What is needed: Pictures within the data are to be left out; everything else must be reproduced exactly.

Given data:
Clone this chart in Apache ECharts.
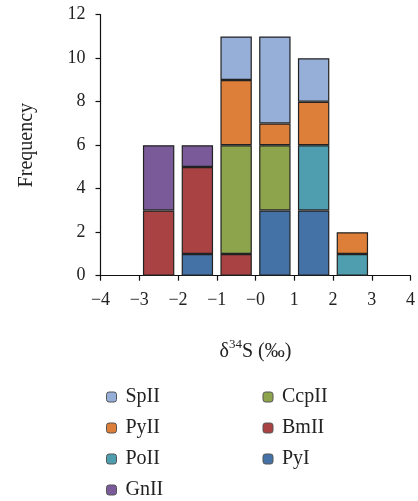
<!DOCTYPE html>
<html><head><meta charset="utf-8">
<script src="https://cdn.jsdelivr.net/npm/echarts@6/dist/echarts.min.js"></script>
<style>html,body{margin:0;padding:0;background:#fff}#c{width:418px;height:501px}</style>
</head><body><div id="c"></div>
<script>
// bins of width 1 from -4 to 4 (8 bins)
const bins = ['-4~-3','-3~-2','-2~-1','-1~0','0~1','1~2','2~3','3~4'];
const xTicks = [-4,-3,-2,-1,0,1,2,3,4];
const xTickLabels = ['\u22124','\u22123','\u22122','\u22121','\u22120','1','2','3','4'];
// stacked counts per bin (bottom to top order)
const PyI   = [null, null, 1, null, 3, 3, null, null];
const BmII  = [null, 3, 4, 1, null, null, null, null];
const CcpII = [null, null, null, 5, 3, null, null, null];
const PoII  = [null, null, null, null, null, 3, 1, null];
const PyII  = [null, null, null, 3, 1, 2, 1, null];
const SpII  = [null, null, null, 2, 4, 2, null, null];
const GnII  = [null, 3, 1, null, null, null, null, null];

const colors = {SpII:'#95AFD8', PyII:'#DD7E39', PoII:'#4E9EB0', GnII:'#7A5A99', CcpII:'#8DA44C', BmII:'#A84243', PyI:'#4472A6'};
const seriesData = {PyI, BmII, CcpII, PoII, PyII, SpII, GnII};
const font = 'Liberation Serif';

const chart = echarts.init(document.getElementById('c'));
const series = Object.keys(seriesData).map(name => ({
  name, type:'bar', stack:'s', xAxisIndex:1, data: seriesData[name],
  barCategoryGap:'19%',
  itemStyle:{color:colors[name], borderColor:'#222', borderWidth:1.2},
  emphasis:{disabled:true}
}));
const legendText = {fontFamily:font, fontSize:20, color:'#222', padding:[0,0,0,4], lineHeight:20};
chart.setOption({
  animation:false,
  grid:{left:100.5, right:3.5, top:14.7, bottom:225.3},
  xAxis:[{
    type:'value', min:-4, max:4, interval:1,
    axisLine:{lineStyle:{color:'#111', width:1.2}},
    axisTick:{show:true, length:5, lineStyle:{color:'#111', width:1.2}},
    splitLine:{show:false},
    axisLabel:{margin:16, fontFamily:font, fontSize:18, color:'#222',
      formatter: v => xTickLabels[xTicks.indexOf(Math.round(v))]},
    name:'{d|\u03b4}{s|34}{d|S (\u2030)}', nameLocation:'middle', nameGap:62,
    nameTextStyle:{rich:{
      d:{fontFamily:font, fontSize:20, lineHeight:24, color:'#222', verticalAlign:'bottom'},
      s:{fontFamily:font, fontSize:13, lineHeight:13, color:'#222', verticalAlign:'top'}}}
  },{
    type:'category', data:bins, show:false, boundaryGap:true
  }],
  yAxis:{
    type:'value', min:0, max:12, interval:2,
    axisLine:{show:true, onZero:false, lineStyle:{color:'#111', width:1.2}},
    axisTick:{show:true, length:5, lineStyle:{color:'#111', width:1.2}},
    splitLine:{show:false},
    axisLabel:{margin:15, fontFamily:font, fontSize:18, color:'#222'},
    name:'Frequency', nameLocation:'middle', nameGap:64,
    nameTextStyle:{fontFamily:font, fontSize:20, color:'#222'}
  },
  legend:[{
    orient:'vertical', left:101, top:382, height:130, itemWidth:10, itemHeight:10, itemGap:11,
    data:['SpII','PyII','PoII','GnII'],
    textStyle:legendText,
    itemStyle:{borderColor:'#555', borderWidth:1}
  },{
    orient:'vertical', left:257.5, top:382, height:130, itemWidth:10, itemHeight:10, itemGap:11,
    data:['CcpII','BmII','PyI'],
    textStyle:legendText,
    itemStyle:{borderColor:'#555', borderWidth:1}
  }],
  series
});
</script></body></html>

Result:
Clone this chart in Apache ECharts.
<!DOCTYPE html>
<html><head><meta charset="utf-8">
<script src="https://cdn.jsdelivr.net/npm/echarts@6/dist/echarts.min.js"></script>
<style>html,body{margin:0;padding:0;background:#fff}#c{width:418px;height:501px}</style>
</head><body><div id="c"></div>
<script>
// bins of width 1 from -4 to 4 (8 bins)
const bins = ['-4~-3','-3~-2','-2~-1','-1~0','0~1','1~2','2~3','3~4'];
const xTicks = [-4,-3,-2,-1,0,1,2,3,4];
const xTickLabels = ['\u22124','\u22123','\u22122','\u22121','\u22120','1','2','3','4'];
// stacked counts per bin (bottom to top order)
const PyI   = [null, null, 1, null, 3, 3, null, null];
const BmII  = [null, 3, 4, 1, null, null, null, null];
const CcpII = [null, null, null, 5, 3, null, null, null];
const PoII  = [null, null, null, null, null, 3, 1, null];
const PyII  = [null, null, null, 3, 1, 2, 1, null];
const SpII  = [null, null, null, 2, 4, 2, null, null];
const GnII  = [null, 3, 1, null, null, null, null, null];

const colors = {SpII:'#95AFD8', PyII:'#DD7E39', PoII:'#4E9EB0', GnII:'#7A5A99', CcpII:'#8DA44C', BmII:'#A84243', PyI:'#4472A6'};
const seriesData = {PyI, BmII, CcpII, PoII, PyII, SpII, GnII};
const font = 'Liberation Serif';

const chart = echarts.init(document.getElementById('c'));
const series = Object.keys(seriesData).map(name => ({
  name, type:'bar', stack:'s', xAxisIndex:1, data: seriesData[name],
  barCategoryGap:'19%',
  itemStyle:{color:colors[name], borderColor:'#222', borderWidth:1.2},
  emphasis:{disabled:true}
}));
const legendText = {fontFamily:font, fontSize:20, color:'#222', padding:[0,0,0,4], lineHeight:20};
chart.setOption({
  animation:false,
  grid:{left:100.5, right:3.5, top:14.7, bottom:225.3},
  xAxis:[{
    type:'value', min:-4, max:4, interval:1,
    axisLine:{lineStyle:{color:'#111', width:1.2}},
    axisTick:{show:true, length:5, lineStyle:{color:'#111', width:1.2}},
    splitLine:{show:false},
    axisLabel:{margin:16, fontFamily:font, fontSize:18, color:'#222',
      formatter: v => xTickLabels[xTicks.indexOf(Math.round(v))]},
    name:'{d|\u03b4}{s|34}{d|S (\u2030)}', nameLocation:'middle', nameGap:62,
    nameTextStyle:{rich:{
      d:{fontFamily:font, fontSize:20, lineHeight:24, color:'#222', verticalAlign:'bottom'},
      s:{fontFamily:font, fontSize:13, lineHeight:13, color:'#222', verticalAlign:'top'}}}
  },{
    type:'category', data:bins, show:false, boundaryGap:true
  }],
  yAxis:{
    type:'value', min:0, max:12, interval:2,
    axisLine:{show:true, onZero:false, lineStyle:{color:'#111', width:1.2}},
    axisTick:{show:true, length:5, lineStyle:{color:'#111', width:1.2}},
    splitLine:{show:false},
    axisLabel:{margin:15, fontFamily:font, fontSize:18, color:'#222'},
    name:'Frequency', nameLocation:'middle', nameGap:64,
    nameTextStyle:{fontFamily:font, fontSize:20, color:'#222'}
  },
  legend:[{
    orient:'vertical', left:101, top:382, height:130, itemWidth:10, itemHeight:10, itemGap:11,
    data:['SpII','PyII','PoII','GnII'],
    textStyle:legendText,
    itemStyle:{borderColor:'#555', borderWidth:1}
  },{
    orient:'vertical', left:257.5, top:382, height:130, itemWidth:10, itemHeight:10, itemGap:11,
    data:['CcpII','BmII','PyI'],
    textStyle:legendText,
    itemStyle:{borderColor:'#555', borderWidth:1}
  }],
  series
});
</script></body></html>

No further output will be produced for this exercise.